Many young asylum seekers fled to the Netherlands from the 1990s onwards to escape Angola’s civil war. They were often alone, claiming to have lost their parents in the fighting. According to Mr Leers, post-civil war Angola is a totally different place.
“No, there’s no war anymore. The country’s booming […] It’s one of the world’s fastest growing economies, certainly in Africa. I can tell you that people are queuing up in Portugal to work here and that salaries here are at a very decent level.”
Head held high
Nevertheless, there are always Angolans keen to move to Europe, albeit fewer than during the civil war. Mr Leers says the Angolan government recognises that illegal immigrants shouldn’t travel to the Netherlands.
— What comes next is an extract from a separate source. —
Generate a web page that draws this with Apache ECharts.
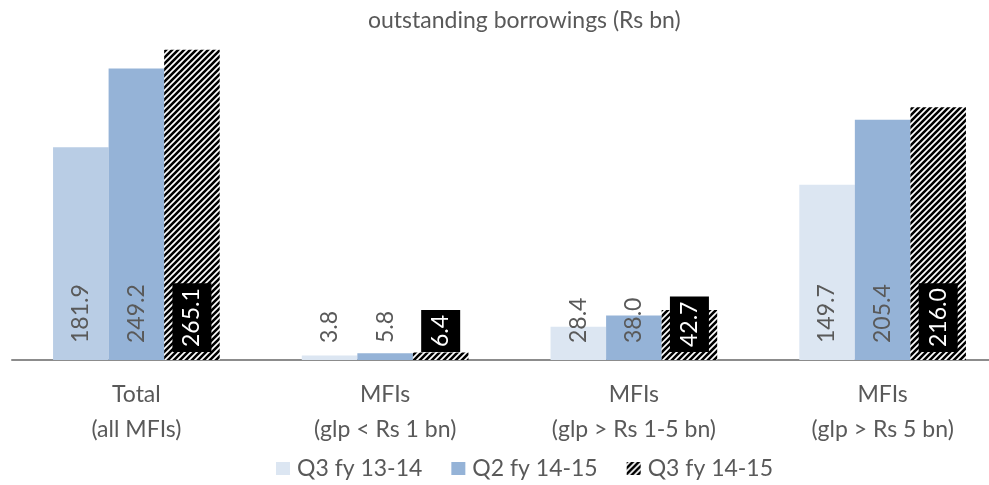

The Dutch embassy in Angola is doing what it can, immediately filing criminal reports if forged documents are discovered. It’s also important that Angolans can be sent back without feeling a sense of failure.
“We’re prepared to help Angolans who have spent a long time in the Netherlands return home in a positive way, with their heads held high. We’re also prepared to support them financially and materially. We have to make it clear though that people without proper identity documents and permits are not welcome in the Netherlands.”
Mr Leers is aware that the centre in Mulemba, near Angola’s capital Luanda, has hardly been used. Often this is because ‘unaccompanied’ asylum seekers suddenly appear to have family to go to after all. The minister though is unwilling to admit there has been any miscalculation.
“I think the assessment was good, because the centre has actually prevented a great many people remaining in the Netherlands. The fact that we have this centre here means we can offer people alternative housing and that there’s no longer any necessity for them to remain in the Netherlands and run up extensive costs there. It just appears that the unaccompanied underage aliens whom we send back, aren’t in fact unaccompanied at all, that often their families are waiting for them when the plane lands.”
Mr Leers reckons the asylum centre costs about 100,000 euros per year. He says it costs much more to look after one or two underage asylum seekers for a couple of years in the Netherlands. He calls it a good investment, which shows into the bargain that the Netherlands is not unwilling to help. If it turns out the youngsters don’t need accommodation in the centre, he explains, that’s just the way it is: at least immigrants have been prevented from staying in the Netherlands for bogus reasons.